NEW YORK – Heavy winds coursed across the abyss called Ashe Stadium, but they didn’t blow Beatrice Capra away. That job was left to Maria Sharapova, and she went at it devastatingly.
A blonde gale wrapped in an aqua gown, screaming like a cyclone, she was miserly Maria, unwilling to part with a single game as she whooshed into the second week of the US Open, chasing the title that she won four years ago.
This is what every tennis player yearns for – to perform on the biggest stage in the game against a champion. To battle and win. Win, ahem, at least a game. One game. Could 18-year-old Capra, the Thursday sensation out of Ellicott, Maryland, imagine that Saturday would fall on her like a ton of bagels, and only one game would be out of her reach.
Sad, but nobody died. Certainly not her dream to live up to the high praise of her mentor, all-timer Chris Evert.
Beyond the 73 minute storm in which she was the stormed, Trice, (pronounced Treese) as she is called, said, “I’m mentally fried.”
Maybe she should have said “mentally baked” because bagels come out of an oven, and she was double-bageled, 6-0, 6-0. And no smoked salmon or cream cheese.
Credit a little guy, Eddie Dibbs, a successful American player from Miami Beach in the 1970s, with coining “bagel” for a shutout set. He and Harold Solomon were doubles partners calling themselves the Bagel Twins.
Capra said, “Maria overpowered me. She’s the best I ever played against, and the wind [25 MPH in tricky gusts] the worst.”
But she could smile. “It’s been a really great experience. I beat a top 20 player [Aravane Rezai of France]. It was all amazing.” But the smile dimmed somewhat as she talked about the experience. “Some of the games were close, [she had five game points altogether]. Plus when you’re like losing that bad it’s just in your head like just please let me win one game. Then you get tight because you want to win a game. So it was really hard, but…”

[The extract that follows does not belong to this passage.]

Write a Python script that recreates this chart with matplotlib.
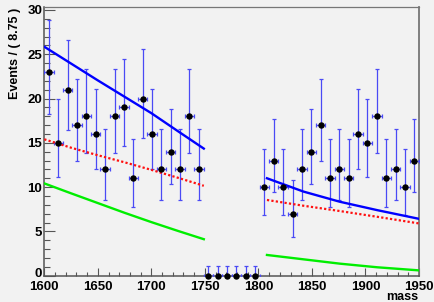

Capra said, “Maria wasn’t giving anything away even though I had a couple of break points. It was really intimidating, even though she’s beating me badly she’s still so focused.”
Sharapova’s answer to that: “I really don’t think about the score. I just think about winning the next point” — and kept on doing it. She was double bageled herself by Lindsay Davenport at Indian Wells three years ago. It can happen.
When they reported for duty, Sharapova – seven inches taller at 6-2 – seemed the wicked witch of whatever direction.
“Before the match,” Trice said, “she walked past me, and kind of like gave me a glare, which is kind of intimidating.”
Ah yes, the famous beauty’s game face.
“But you know after the match, when we shook hands, Maria was really nice. She said, ‘great tournament. Keep up the hard work.’ That meant a lot to me.”
Next up for Sharapova is the tourney favorite Caroline Wozniacki. I like Maria’s chances to go all the way.
As for Capra, she can purchase years of breakfast bagels with her $ 50,000 prize money, or pay tuition at Duke, a college she may enter. Actually this wasn’t Capra’s first double bageling. It happened at the hands of Arantxa Rus at a small tournament in Midland, Michigan six months ago.
Midland in virtual secrecy? Better to crash on world-wide TV at Flushing Meadows.
Chris Evert’s pre-match advice to Capra: “Enjoy the moment, control your emotions, don’t ever give up.”
Said she, with laughter, “That was kind of tough today.”